Srichand: We have been analysing the global market. We have been investors. Wherever we are keen to invest, we analyse what’s going to happen—politically and economically. That’s how we analysed India, way back when the cold war was coming to an end… it’s not as if we dreamt something up, got up one fine day and said: ‘India is going to boom, let’s focus here.’ It’s been absolutely well thought out.

Between 1995 and 2004, a lot of investors entered India, and many went back. They didn’t realise that India has a parallel economy that’s not visible. Only accountable statistics were available. What about the unaccountable economy, which is much, much larger.
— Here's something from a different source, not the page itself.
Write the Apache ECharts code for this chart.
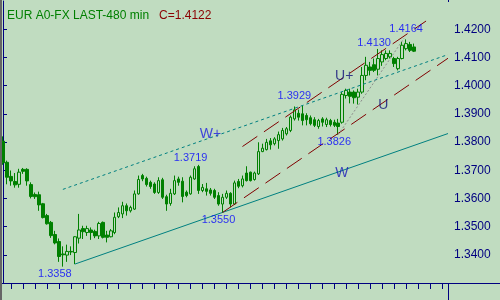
<!DOCTYPE html>
<html><head><meta charset="utf-8">
<script src="https://cdn.jsdelivr.net/npm/echarts@6/dist/echarts.min.js"></script>
<style>html,body{margin:0;padding:0;background:#c0dcc0}#c{width:500px;height:300px}</style>
</head><body><div id="c"></div>
<script>
// ---- data (prices) ----
const opens = [1.3803,1.3728,1.3678,1.3660,1.3650,1.3703,1.3703,1.3649,1.3614,1.3613,
1.3581,1.3539,1.3515,1.3472,1.3447,1.3403,1.3399,1.3412,1.3408,1.3459,
1.3493,1.3479,1.3488,1.3483,1.3467,1.3515,1.3470,1.3464,1.3479,1.3535,
1.3545,1.3574,1.3556,1.3562,1.3616,1.3681,1.3671,1.3657,1.3651,1.3621,
1.3666,1.3606,1.3582,1.3616,1.3669,1.3661,1.3622,1.3616,1.3669,1.3713,
1.3628,1.3634,1.3630,1.3628,1.3610,1.3580,1.3604,1.3618,1.3580,1.3660,
1.3645,1.3690,1.3693,1.3667,1.3687,1.3766,1.3773,1.3804,1.3794,1.3805,
1.3811,1.3829,1.3841,1.3882,1.3902,1.3900,1.3894,1.3886,1.3879,1.3855,
1.3882,1.3862,1.3876,1.3870,1.3867,1.3870,1.3965,1.3977,1.3977,1.3959,
1.3977,1.4036,1.4066,1.4074,1.4058,1.4084,1.4096,1.4102,1.4096,1.4060,
1.4096,1.4131,1.4146,1.4137];
const closes = [1.3726,1.3675,1.3662,1.3648,1.3693,1.3696,1.3662,1.3607,1.3606,1.3577,
1.3532,1.3510,1.3468,1.3442,1.3394,1.3400,1.3412,1.3410,1.3464,1.3488,
1.3482,1.3493,1.3479,1.3467,1.3511,1.3462,1.3462,1.3485,1.3533,1.3550,
1.3574,1.3556,1.3568,1.3616,1.3667,1.3669,1.3649,1.3642,1.3621,1.3663,
1.3604,1.3580,1.3618,1.3663,1.3657,1.3607,1.3610,1.3675,1.3705,1.3628,
1.3639,1.3625,1.3618,1.3604,1.3580,1.3604,1.3618,1.3580,1.3655,1.3643,
1.3669,1.3663,1.3663,1.3690,1.3766,1.3778,1.3799,1.3790,1.3811,1.3826,
1.3841,1.3847,1.3888,1.3914,1.3888,1.3876,1.3879,1.3865,1.3859,1.3876,
1.3870,1.3879,1.3862,1.3859,1.3855,1.3969,1.3983,1.3962,1.3957,1.3977,
1.4036,1.4072,1.4054,1.4054,1.4096,1.4110,1.4114,1.4114,1.4078,1.4096,
1.4143,1.4149,1.4125,1.4122];
const lows = [1.3719,1.3650,1.3645,1.3638,1.3638,1.3687,1.3645,1.3600,1.3598,1.3556,
1.3529,1.3507,1.3460,1.3437,1.3375,1.3358,1.3375,1.3399,1.3367,1.3440,
1.3456,1.3467,1.3453,1.3459,1.3456,1.3458,1.3444,1.3462,1.3473,1.3530,
1.3530,1.3539,1.3550,1.3559,1.3613,1.3661,1.3642,1.3634,1.3616,1.3616,
1.3598,1.3556,1.3574,1.3612,1.3645,1.3586,1.3604,1.3613,1.3666,1.3616,
1.3622,1.3610,1.3610,1.3598,1.3574,1.3550,1.3598,1.3568,1.3577,1.3636,
1.3639,1.3660,1.3660,1.3663,1.3683,1.3764,1.3770,1.3773,1.3788,1.3776,
1.3805,1.3823,1.3835,1.3876,1.3876,1.3859,1.3859,1.3859,1.3853,1.3847,
1.3855,1.3853,1.3855,1.3853,1.3826,1.3865,1.3954,1.3937,1.3936,1.3933,
1.3971,1.4019,1.4036,1.4048,1.4036,1.4070,1.4090,1.4096,1.4066,1.4054,
1.4093,1.4125,1.4119,1.4119];
const highs = [1.3820,1.3734,1.3699,1.3690,1.3705,1.3708,1.3707,1.3657,1.3621,1.3624,
1.3584,1.3545,1.3520,1.3485,1.3458,1.3430,1.3436,1.3430,1.3466,1.3545,
1.3503,1.3503,1.3497,1.3489,1.3517,1.3518,1.3485,1.3491,1.3550,1.3568,
1.3588,1.3582,1.3574,1.3628,1.3681,1.3687,1.3677,1.3663,1.3657,1.3675,
1.3673,1.3613,1.3634,1.3681,1.3677,1.3675,1.3628,1.3681,1.3714,1.3719,
1.3651,1.3655,1.3637,1.3634,1.3622,1.3616,1.3628,1.3622,1.3663,1.3669,
1.3681,1.3714,1.3695,1.3695,1.3799,1.3794,1.3811,1.3814,1.3817,1.3837,
1.3850,1.3853,1.3894,1.3926,1.3915,1.3929,1.3902,1.3894,1.3888,1.3882,
1.3888,1.3886,1.3882,1.3879,1.3882,1.3977,1.3989,1.3989,1.3983,1.3989,
1.4066,1.4102,1.4084,1.4096,1.4130,1.4125,1.4125,1.4125,1.4102,1.4102,
1.4155,1.4164,1.4155,1.4149];

const slotCount = 112;                 // bar slots on the time axis (data + empty space)
const tickEvery = 3;                   // tick mark every 3 bars
// marked turning points [bar index, price]
const pivots = [[15,1.3358],[49,1.3719],[55,1.3550],[75,1.3929],[84,1.3826],[94,1.4130],[101,1.4164]];
// trend lines [bar index, price] end points
const lineW     = [[18,1.3367],[111.5,1.3830]];
const lineWPlus = [[15,1.3632],[111.5,1.4110]];
const lineU     = [[55,1.3550],[111.5,1.4097]];
const lineUPlus = [[60,1.3784],[106,1.4229]];
const lineGray  = [[84,1.3826],[100.5,1.4168]];
// line tags [text, bar index, price]
const lineTags = [['W+',52,1.3829],['W',84.9,1.3690],['U+',85.5,1.4033],['U',95.3,1.3932]];

// ---- styles ----
const pivotOffsets = [[-8,7],[-8,-7],[-4,7],[-8,-10],[-4,7],[-4,-6],[0,-10]];
const tagColors = {'W+':'#1c1ce0','W':'#1818b8','U+':'#10107a','U':'#10107a'};
const BG = '#c0dcc0', GREEN = '#008000', NAVY = '#000080';

const slots = Array.from({length: slotCount}, (_, k) => String(k));
const candles = opens.map((o, k) => [o, closes[k], lows[k], highs[k]]);
const FONT = 'Liberation Sans, Arial, sans-serif';

const chart = echarts.init(document.getElementById('c'), null, {renderer: 'canvas'});

function trend(name, pts, color, type) {
  return {name, type: 'line', xAxisIndex: 1, yAxisIndex: 0, data: pts, symbol: 'none',
    silent: true, z: 3, lineStyle: {color, width: 1, type}};
}

chart.setOption({
  animation: false,
  backgroundColor: BG,
  title: {
    left: 2, top: 2,
    text: '{g|EUR A0-FX LAST-480 min}  {r|C=' + closes[closes.length - 1].toFixed(4) + '}',
    textStyle: {fontWeight: 'normal', rich: {
      g: {color: '#008000', fontSize: 12, fontWeight: 'normal', fontFamily: FONT},
      r: {color: '#8b0000', fontSize: 12, fontWeight: 'normal', fontFamily: FONT}
    }}
  },
  grid: {left: 0, right: 52, top: 1, bottom: 17},
  xAxis: [{
    type: 'category', data: slots, boundaryGap: true,
    axisLine: {show: true, lineStyle: {color: NAVY, width: 1}},
    axisTick: {show: true, alignWithLabel: true, length: 6, lineStyle: {color: NAVY, width: 1},
      interval: (k) => k % tickEvery === 2},
    axisLabel: {show: true, color: 'rgba(0,0,0,0)', fontSize: 1, interval: 0, formatter: () => ''},
    splitLine: {show: false}
  }, {
    type: 'value', min: -0.5, max: slotCount - 0.5, show: false
  }],
  yAxis: [{
    type: 'value', position: 'right', min: 1.33, max: 1.43, interval: 0.01,
    axisLine: {show: true, lineStyle: {color: NAVY, width: 1}},
    axisTick: {show: true, length: 4, lineStyle: {color: NAVY}},
    axisLabel: {color: NAVY, fontSize: 12, fontFamily: FONT, margin: 6,
      showMinLabel: false, showMaxLabel: false, formatter: v => v.toFixed(4)},
    splitLine: {show: false}
  }],
  series: [
    {
      type: 'candlestick', data: candles, barWidth: 3, z: 2,
      itemStyle: {color: BG, color0: GREEN, borderColor: GREEN, borderColor0: GREEN, borderWidth: 1}
    },
    trend('W', lineW, '#008080', 'solid'),
    trend('W+', lineWPlus, '#008080', [3, 3]),
    trend('U', lineU, '#800000', [18, 8]),
    trend('U+', lineUPlus, '#800000', [18, 8]),
    trend('gray', lineGray, '#8c8c8c', [2, 2]),
    {
      type: 'scatter', xAxisIndex: 0, symbolSize: 0, z: 5, silent: true,
      data: pivots.map((p, k) => ({value: p, label: {offset: pivotOffsets[k]}})),
      label: {show: true, position: 'inside', color: '#0000ff', fontSize: 11, fontFamily: FONT,
        formatter: d => d.value[1].toFixed(4)}
    },
    {
      type: 'scatter', xAxisIndex: 1, symbolSize: 0, z: 5, silent: true,
      data: lineTags.map(t => ({value: [t[1], t[2]], name: t[0],
        label: {color: tagColors[t[0]]}})),
      label: {show: true, position: 'inside', fontSize: 14, fontFamily: FONT,
        formatter: d => d.name}
    }
  ],
  graphic: [
    {type: 'rect', shape: {x: 0, y: 0, width: 2, height: 300}, style: {fill: '#666666'}, z: 10},
    {type: 'line', shape: {x1: 448.5, y1: 283, x2: 448.5, y2: 300}, style: {stroke: NAVY, lineWidth: 1}, z: 10},
    {type: 'line', shape: {x1: 448.5, y1: 0, x2: 448.5, y2: 2}, style: {stroke: NAVY, lineWidth: 1}, z: 10},
    {type: 'line', shape: {x1: 448, y1: 283.5, x2: 500, y2: 283.5}, style: {stroke: NAVY, lineWidth: 1}, z: 10}
  ]
});
</script></body></html>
Today, India has great potential and opportunity. Look at infrastructure—it will need a minimum of a trillion dollars. 15 years ago, I said we would need $150 billion (for infrastructurecreation), and people were laughing. We are investors wherever we see opportunity. And we are a private company. We are still a joint family (spanning three generations), our investments have been diversified—for decades. Money is not a problem for us. And you saw that (when we bid $20 billion for Hutch). But we have always believed in one thing: The day we made our first investment in India, we were clear: We will never touch a familyowned group

Gopichand: We will not make hostile takeovers.

On the plans for India:

Gopichand: Our founder started the group in 1914. By 2014, we will complete 100 years. Our objective is to create a totally unique model in these seven years. We would like to grow by investing up to $100 billion till 2014, with many more listed companies

On the group’s culture and business model:

Gopichand: We are a private company (so we don’t disclose our balance sheet). Balance sheet kaun dikhati haijisko paise ki jaroorat hai (only those who need money show their balance sheet). The group has three very strong strengths. One is liquidity, another is our experience in all businesses, except alcohol, tobacco and meat, and the third one is to bring great investors along with us.
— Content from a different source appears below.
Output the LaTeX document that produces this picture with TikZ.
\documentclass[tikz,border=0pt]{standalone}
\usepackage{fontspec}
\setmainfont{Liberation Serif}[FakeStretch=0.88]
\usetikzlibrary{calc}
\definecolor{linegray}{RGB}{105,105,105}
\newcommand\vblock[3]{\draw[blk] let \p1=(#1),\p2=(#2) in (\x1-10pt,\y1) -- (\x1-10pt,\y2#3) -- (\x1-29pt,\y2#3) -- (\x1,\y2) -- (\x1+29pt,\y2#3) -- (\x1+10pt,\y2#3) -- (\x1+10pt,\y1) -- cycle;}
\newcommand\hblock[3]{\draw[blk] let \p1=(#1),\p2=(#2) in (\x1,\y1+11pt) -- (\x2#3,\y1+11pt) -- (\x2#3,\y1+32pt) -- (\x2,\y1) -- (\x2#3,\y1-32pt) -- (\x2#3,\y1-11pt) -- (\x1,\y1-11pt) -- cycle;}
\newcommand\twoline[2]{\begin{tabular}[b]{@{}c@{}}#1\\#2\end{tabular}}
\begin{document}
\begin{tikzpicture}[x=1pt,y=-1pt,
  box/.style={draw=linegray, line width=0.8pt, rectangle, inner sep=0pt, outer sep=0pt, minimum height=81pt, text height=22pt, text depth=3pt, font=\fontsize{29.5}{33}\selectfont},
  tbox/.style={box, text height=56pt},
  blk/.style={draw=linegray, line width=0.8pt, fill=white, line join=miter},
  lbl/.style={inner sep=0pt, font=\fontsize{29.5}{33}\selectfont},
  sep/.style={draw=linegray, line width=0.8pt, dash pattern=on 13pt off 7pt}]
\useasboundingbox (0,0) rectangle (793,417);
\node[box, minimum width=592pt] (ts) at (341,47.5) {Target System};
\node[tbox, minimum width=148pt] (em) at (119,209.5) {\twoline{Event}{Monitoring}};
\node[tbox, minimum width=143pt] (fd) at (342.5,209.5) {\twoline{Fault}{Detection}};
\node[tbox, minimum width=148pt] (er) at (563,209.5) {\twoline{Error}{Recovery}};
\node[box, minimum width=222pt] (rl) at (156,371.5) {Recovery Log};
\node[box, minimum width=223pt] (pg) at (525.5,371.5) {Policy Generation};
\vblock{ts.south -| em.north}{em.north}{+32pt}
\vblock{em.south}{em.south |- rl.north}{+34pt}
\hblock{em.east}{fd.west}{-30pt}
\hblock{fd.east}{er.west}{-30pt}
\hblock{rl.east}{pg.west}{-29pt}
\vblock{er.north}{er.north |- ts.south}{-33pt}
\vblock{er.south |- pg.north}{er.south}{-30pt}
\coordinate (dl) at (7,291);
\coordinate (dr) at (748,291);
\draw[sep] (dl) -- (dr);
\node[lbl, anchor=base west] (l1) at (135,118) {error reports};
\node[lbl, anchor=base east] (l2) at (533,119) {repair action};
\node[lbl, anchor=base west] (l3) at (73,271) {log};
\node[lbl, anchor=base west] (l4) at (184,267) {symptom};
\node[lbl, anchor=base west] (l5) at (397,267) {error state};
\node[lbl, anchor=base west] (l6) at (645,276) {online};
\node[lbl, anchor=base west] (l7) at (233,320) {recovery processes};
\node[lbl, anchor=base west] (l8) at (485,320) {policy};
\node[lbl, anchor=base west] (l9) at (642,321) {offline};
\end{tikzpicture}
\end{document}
Whether they’re investment companies or whether they’re kingdoms, they’d be happy to come with us because of the faith and confidence they have in us. These three strengths put together makes every kind of deal possible for us. We are not dependent on banks.

Srichand: We are neither pro- or anti- any political party anywhere in the world.

Gopichand: If you know how to manage the environment you can grow much faster. But so far we have not practised this, and never will.

Srichand: First comes the family. Then comes economic growth (wherever we are investing). The third is God. Fortunately or unfortunately, in Sanskrit there is no word like religion. We do not follow any religion. We follow the five elements… Nothing belongs to any family member. Everything belongs to everyone. There is no partnership, no percentage.

On governments and growth:

Srichand: No government deserves credit for the success of the IT services industry. Or the $25-30 billion that is remitted into India annually—that is again thanks to the prosperity of the Indians abroad.